WHAT YOU ARE ASKED TO DO> Report how many lines below contain the word "React". Give only the number.

ROWS>
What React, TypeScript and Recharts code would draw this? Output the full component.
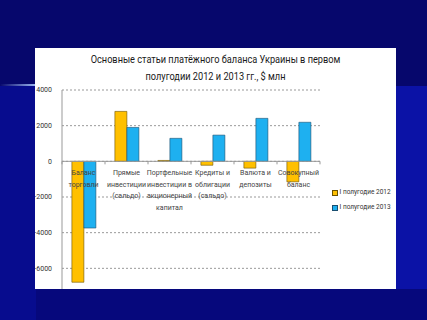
import React from "react";
import { BarChart, Bar, XAxis, YAxis, CartesianGrid, ReferenceLine } from "recharts";

const categories = [
  ["Баланс", "торговли"],
  ["Прямые", "инвестиции", "(сальдо)"],
  ["Портфельные", "инвестиции в", "акционерный", "капитал"],
  ["Кредиты и", "облигации", "(сальдо)"],
  ["Валюта и", "депозиты"],
  ["Совокупный", "баланс"],
];
const h2012 = [-6780, 2800, 50, -220, -380, -1150];
const h2013 = [-3740, 1900, 1290, 1470, 2410, 2190];
const yTicks = [-6000, -4000, -2000, 0, 2000, 4000];
const seriesNames = ["I полугодие 2012", "I полугодие 2013"];
const seriesColors = ["#FFC000", "#1EB0F0"];
const seriesStrokes = ["#6b5200", "#1a4f70"];
const titleLines = ["Основные статьи платёжного баланса Украины в первом", "полугодии 2012 и 2013 гг., $ млн"];

const data = categories.map((c, i) => ({ name: c.join(" "), a: h2012[i], b: h2013[i] }));

const W = 361;
const H = 270;
const M = { top: 42, right: 76, left: 0, bottom: 0 };
const Y_W = 27;
const X_H = 14;
const DOMAIN: [number, number] = [-8000, 4000];
const plotH = H - M.top - M.bottom - X_H;
const plotW = W - M.left - M.right - Y_W;
const zeroY = M.top + plotH * (DOMAIN[1] / (DOMAIN[1] - DOMAIN[0]));
const band = plotW / categories.length;

const CatTick = (props: any) => {
  const { x, index } = props;
  const lines = categories[index] || [];
  return (
    <g>
      <line x1={x + band / 2} x2={x + band / 2} y1={zeroY} y2={zeroY + 3} stroke="#999" />
      {index === 0 && <line x1={x - band / 2} x2={x - band / 2} y1={zeroY} y2={zeroY + 3} stroke="#999" />}
      {lines.map((l, k) => (
        <text key={k} x={x} y={zeroY + 14 + k * 11.5} textAnchor="middle" fontSize={7} fill="#444" fontFamily="Roboto, sans-serif">
          {l}
        </text>
      ))}
    </g>
  );
};

export default function App() {
  return (
    <div style={{ position: "absolute", left: 0, top: 0, width: 427, height: 320, overflow: "hidden", background: "#0b12a6" }}>
      <div style={{ position: "absolute", left: 0, top: 0, width: 427, height: 86, background: "#06076c" }} />
      <div style={{ position: "absolute", left: 0, top: 86, width: 36, height: 234, background: "#070c8e" }} />
      <div style={{ position: "absolute", left: 36, top: 289, width: 391, height: 31, background: "#06087c" }} />
      <div style={{ position: "absolute", left: 0, top: 84, width: 35, height: 2, background: "linear-gradient(90deg, rgba(120,160,255,0) 0%, rgba(170,200,255,0.9) 100%)" }} />
      <div style={{ position: "absolute", left: 35, top: 48, width: W, height: 241, background: "#fff", overflow: "hidden" }}>
        <div style={{ position: "absolute", left: 0, top: 3, width: W, textAlign: "center", fontFamily: "Roboto, sans-serif", fontSize: 11.5, color: "#1a1a1a", lineHeight: "17px", transform: "scaleX(0.8)", transformOrigin: "center top" }}>
          {titleLines.map((t, i) => (
            <div key={i} style={{ whiteSpace: "nowrap" }}>{t}</div>
          ))}
        </div>
        <BarChart width={W} height={H} data={data} margin={M} barCategoryGap="23%" barGap={0}>
          <CartesianGrid vertical={false} stroke="#999" strokeDasharray="2 2" />
          <YAxis
            width={Y_W}
            domain={DOMAIN}
            ticks={yTicks}
            interval={0}
            axisLine={{ stroke: "#999" }}
            tickLine={false}
            tickMargin={4}
            tick={{ fontSize: 7, fill: "#333", fontFamily: "Roboto, sans-serif" }}
          />
          <XAxis dataKey="name" height={X_H} axisLine={false} tickLine={false} interval={0} tick={<CatTick />} />
          <ReferenceLine y={0} stroke="#999" />
          <Bar dataKey="a" name={seriesNames[0]} fill={seriesColors[0]} stroke={seriesStrokes[0]} strokeWidth={0.6} isAnimationActive={false} />
          <Bar dataKey="b" name={seriesNames[1]} fill={seriesColors[1]} stroke={seriesStrokes[1]} strokeWidth={0.6} isAnimationActive={false} />
        </BarChart>
        <div style={{ position: "absolute", left: 297, top: 137, fontFamily: "Roboto, sans-serif", fontSize: 6.5, color: "#333", lineHeight: "15px" }}>
          {seriesNames.map((n, i) => (
            <div key={i} style={{ whiteSpace: "nowrap", display: "flex", alignItems: "center" }}>
              <span style={{ display: "inline-block", width: 4, height: 4, background: seriesColors[i], border: `0.7px solid ${seriesStrokes[i]}`, marginRight: 1.5 }} />
              {n}
            </div>
          ))}
        </div>
      </div>
    </div>
  );
}
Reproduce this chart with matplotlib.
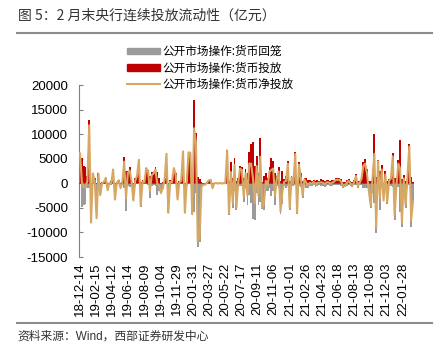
import numpy as np
import matplotlib
matplotlib.use("Agg")
import matplotlib.pyplot as plt
from matplotlib.patches import Patch
from matplotlib.lines import Line2D

plt.rcParams['font.family'] = ['Liberation Sans', 'Noto Sans CJK SC']

# 公开市场操作, weekly-ish readings (亿元), one row per tick interval
invest = [
    6100, 5200, 3600, 3400, 1500, 12800, 0, 2000,
    1000, 0, 2000, 0, 300, 500, 1100, 0,
    300, 400, 2900, 0, 300, 600, 0, 300,
    5400, 2600, 2600, 3400, 800, 0, 1000, 1500,
    4800, 300, 600, 400, 3100, 2700, 1500, 2200,
    2300, 3300, 2200, 1000, 0, 300, 1000, 6000,
    0, 600, 400, 3100, 2000, 0, 500, 500,
    6500, 0, 400, 6300, 6200, 0, 17000, 10300,
    1200, 800, 300, 0, 0, 200, 600, 700,
    0, 100, 100, 50, 100, 50, 100, 100,
    6700, 500, 4300, 1000, 5200, 500, 1000, 3500,
    3300, 1000, 3000, 2000, 6400, 8000, 8400, 3500,
    5500, 2000, 9200, 300, 1500, 2000, 1000, 3400,
    5200, 4500, 2000, 1500, 3400, 500, 2600, 800,
    1500, 4500, 500, 1500, 500, 6300, 300, 4300,
    2000, 500, 1100, 1100, 600, 600, 500, 700,
    500, 600, 500, 800, 600, 500, 700, 600,
    500, 600, 700, 1000, 1000, 1100, 800, 300,
    300, 600, 900, 500, 200, 600, 1800, 400,
    500, 1200, 4400, 5000, 3000, 500, 500, 3000,
    10000, 1200, 4800, 2500, 3800, 0, 2600, 500,
    800, 1500, 6200, 1000, 1000, 4800, 8800, 800,
    1600, 500, 2500, 7900, 1300, 300,
]
withdraw = [
    0, -4900, -4400, -4200, -1000, -1000, -8000, 0,
    -500, -7100, 0, -2400, -300, -200, 0, -1400,
    -200, -400, -100, -3300, -200, 0, -1000, -300,
    -1000, -5600, -500, -800, -300, -3500, -500, 0,
    0, -4800, -300, -200, 0, -300, -3000, -500,
    -300, -500, -2300, -1500, -2000, -1200, -200, 0,
    -6000, -300, -200, 0, -200, -3300, -300, 0,
    0, -6000, -300, 0, 0, -6300, -5800, -2000,
    -13000, -12000, -1000, -300, -300, -100, 0, 0,
    -1000, -100, -50, -100, -50, -100, -50, -100,
    0, -6500, -2000, -5000, -1500, -5500, -800, -500,
    -600, -3800, -1000, -4500, -2400, -4000, -7300, -7500,
    -2000, -4500, -3800, -5300, -5500, -1500, -1500, -1000,
    -2500, -1500, -4500, -500, -1000, -6200, -4300, -500,
    -1000, -500, -5500, -300, -500, -300, -6300, -500,
    -800, -3000, -300, -1000, -1000, -500, -600, -400,
    -700, -500, -400, -600, -500, -700, -500, -400,
    -600, -500, -400, -300, -300, -400, -500, -900,
    -800, -500, -400, -500, -700, -400, -300, -1000,
    -400, -300, -900, -1000, -1000, -2000, -5000, -2000,
    -4000, -10200, -300, -5500, -1000, -3500, -800, -4300,
    -300, -500, -700, -7500, -1500, -800, -5800, -8800,
    -600, -5000, -1000, -400, -8800, -4000,
]
tick_labels = ['18-12-14', '19-02-15', '19-04-12', '19-06-14', '19-08-09',
               '19-10-04', '19-11-29', '20-01-31', '20-03-27', '20-05-22',
               '20-07-17', '20-09-11', '20-11-06', '21-01-01', '21-02-26',
               '21-04-23', '21-06-18', '21-08-13', '21-10-08', '21-12-03',
               '22-01-28']

invest = np.array(invest)
withdraw = np.array(withdraw)
net = invest + withdraw
x = np.arange(len(invest))

c_gray = '#9b9b9b'
c_red = '#c00000'
c_line = '#d7a864'

fig = plt.figure(figsize=(4.4, 3.56), dpi=100)
ax = fig.add_axes([79 / 440, 99 / 356, 335 / 440, 172 / 356])

ax.bar(x, withdraw, width=1.0, color=c_gray, linewidth=0, zorder=2)
ax.bar(x, invest, width=1.0, color=c_red, linewidth=0, zorder=2)
ax.axhline(0, color='#505050', lw=0.6, zorder=3)
ax.plot(x, net, color=c_line, lw=1.5, zorder=4)

ax.set_xlim(-0.55, len(x) - 0.45)
ax.set_ylim(-15000, 20000)
ax.set_yticks(range(-15000, 20001, 5000))
ax.set_yticklabels([str(v) for v in range(-15000, 20001, 5000)], fontsize=9.5)
ax.set_xticks(np.linspace(0, 175.5, len(tick_labels)))
ax.set_xticklabels(tick_labels, rotation=90, fontsize=9.5)
ax.tick_params(axis='x', length=0, pad=4)
ax.tick_params(axis='y', direction='in', length=3, color='#808080', pad=8)

for side in ['top', 'right', 'bottom']:
    ax.spines[side].set_visible(False)
ax.spines['left'].set_color('#808080')
ax.spines['left'].set_linewidth(0.8)

handles = [Patch(color=c_gray), Patch(color=c_red),
           Line2D([], [], color=c_line, lw=1.5)]
labels = ['公开市场操作:货币回笼', '公开市场操作:货币投放', '公开市场操作:货币净投放']
fig.legend(handles, labels, loc='upper left', bbox_to_anchor=(127 / 440, 1 - 45 / 356),
           frameon=False, fontsize=8.4, borderpad=0, borderaxespad=0,
           handlelength=2.85, handleheight=0.5, handletextpad=0.2, labelspacing=0.3,
           prop={'family': ['Noto Sans CJK SC'], 'size': 8.4})

fig.text(18 / 440, 1 - 16 / 356, '图 5：2 月末央行连续投放流动性（亿元）',
         fontsize=10, va='center', ha='left', color='#333333',
         family=['Noto Sans CJK SC'])
fig.add_artist(Line2D([17 / 440, 432 / 440], [1 - 33 / 356, 1 - 33 / 356],
                      color='#8c8c8c', lw=1.5))
fig.add_artist(Line2D([17 / 440, 432 / 440], [1 - 323 / 356, 1 - 323 / 356],
                      color='#8c8c8c', lw=1.5))
fig.text(17 / 440, 1 - 337 / 356, '资料来源：Wind，西部证券研发中心',
         fontsize=8.5, va='center', ha='left', color='#333333')

fig.savefig('out.png', dpi=100)
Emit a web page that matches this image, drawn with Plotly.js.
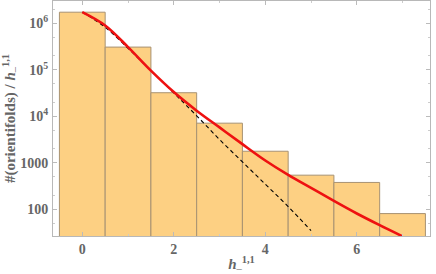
<!DOCTYPE html>
<html><head><meta charset="utf-8">
<script src="https://cdn.plot.ly/plotly-3.0.1.min.js"></script>
<style>html,body{margin:0;padding:0;background:#fff}#c{width:436px;height:274px}</style>
</head><body><div id="c"></div>
<script>
// h^{1,1}_- bins and counts
var hValues = [0, 1, 2, 3, 4, 5, 6, 7];
var counts = [1720000, 306000, 32000, 7100, 1770, 542, 378, 81];

// red fit curve (log10 values)
var fitX = [0, 0.5, 1, 1.5, 2, 2.5, 3, 3.5, 4, 4.5, 5, 5.5, 6, 6.5, 7];
var fitLog = [6.236, 5.95, 5.485, 4.98, 4.52, 4.12, 3.76, 3.40, 3.05, 2.74, 2.46, 2.18, 1.91, 1.66, 1.42];

// black dashed curve (log10 values)
var dashX = [0, 0.5, 1, 1.5, 2, 2.5, 3, 3.5, 4, 4.5, 5];
var dashLog = [6.236, 5.91, 5.46, 4.98, 4.50, 4.01, 3.50, 3.02, 2.54, 2.06, 1.54];

var yTickVals = [100, 1000, 10000, 100000, 1000000];
var yTickText = ['100', '1000', '10<sup>4</sup>', '10<sup>5</sup>', '10<sup>6</sup>'];
var xTickVals = [0, 2, 4, 6];

function pow10(a){return a.map(function(v){return Math.pow(10, v);});}

var gray = '#666666';
var font = {family: 'Liberation Serif, Times New Roman, serif', size: 14, color: gray};

var data = [
  {type: 'bar', x: hValues, y: counts, width: 1,
   marker: {color: '#fdd083', line: {color: '#a89272', width: 1}}, hoverinfo: 'skip'},
  {type: 'scatter', mode: 'lines', x: dashX, y: pow10(dashLog),
   line: {color: '#000', width: 1.1, dash: '4px,3px', shape: 'spline'}},
  {type: 'scatter', mode: 'lines', x: fitX, y: pow10(fitLog),
   line: {color: '#ee1111', width: 2.6, shape: 'spline'}}
];

var layout = {
  width: 436, height: 274,
  margin: {l: 53, r: 6, t: 1, b: 38},
  showlegend: false,
  paper_bgcolor: '#fff', plot_bgcolor: '#fff',
  bargap: 0,
  font: font,
  xaxis: {
    range: [-0.64, 7.6], tickvals: xTickVals, ticktext: xTickVals.map(String),
    ticks: 'inside', ticklen: 4, tickcolor: '#bbb', tickwidth: 1,
    minor: {tickvals: [1, 3, 5, 7], ticks: 'inside', ticklen: 2, tickcolor: '#ccc'},
    showgrid: false, zeroline: false, showline: true, linecolor: '#b8b8b8', linewidth: 1, mirror: 'ticks',
    tickfont: {family: font.family, size: 14, color: gray, weight: 'bold'},
    title: {text: '<b><i>h</i></b><sub>–</sub><sup><b>1,1</b></sup>', standoff: 6,
            font: {family: font.family, size: 15, color: gray}}
  },
  yaxis: {
    type: 'log', range: [1.427, 6.476], tickvals: yTickVals, ticktext: yTickText,
    ticks: 'inside', ticklen: 4, tickcolor: '#bbb', tickwidth: 1,
    minor: {ticks: 'inside', ticklen: 2, tickcolor: '#ccc', showgrid: false},
    showgrid: false, zeroline: false, showline: true, linecolor: '#b8b8b8', linewidth: 1, mirror: 'ticks',
    tickfont: {family: font.family, size: 14, color: gray, weight: 'bold'},
    ticklabelstandoff: 1,
    title: {text: '<b>#(orientifolds) / <i>h</i></b><sub>–</sub><sup><b>1,1</b></sup>', standoff: 2,
            font: {family: font.family, size: 15, color: gray}}
  }
};

Plotly.newPlot('c', data, layout, {displayModeBar: false, staticPlot: true});
</script>
</body></html>
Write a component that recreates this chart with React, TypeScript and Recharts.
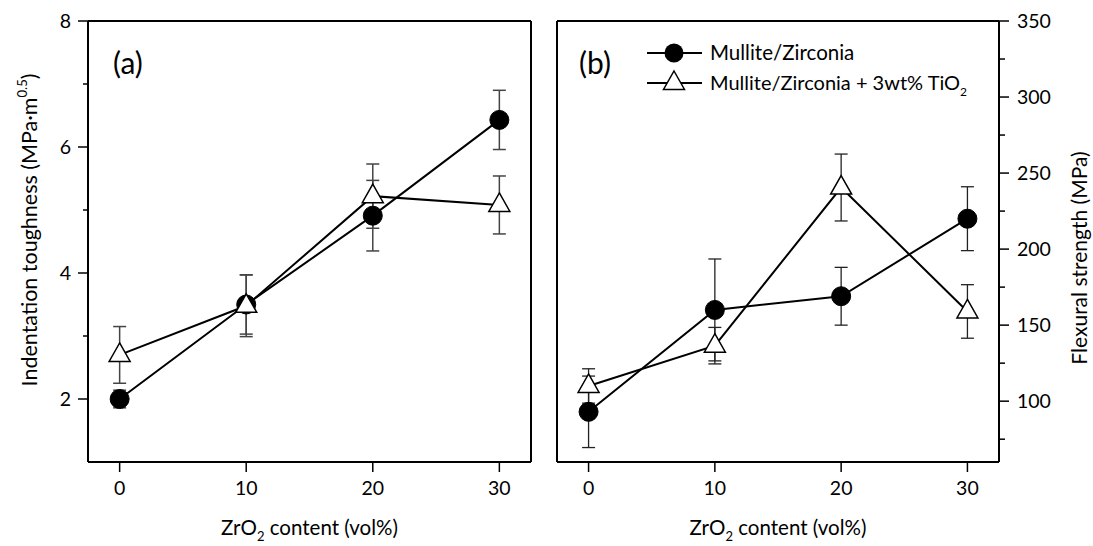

TASK ANSWER> 3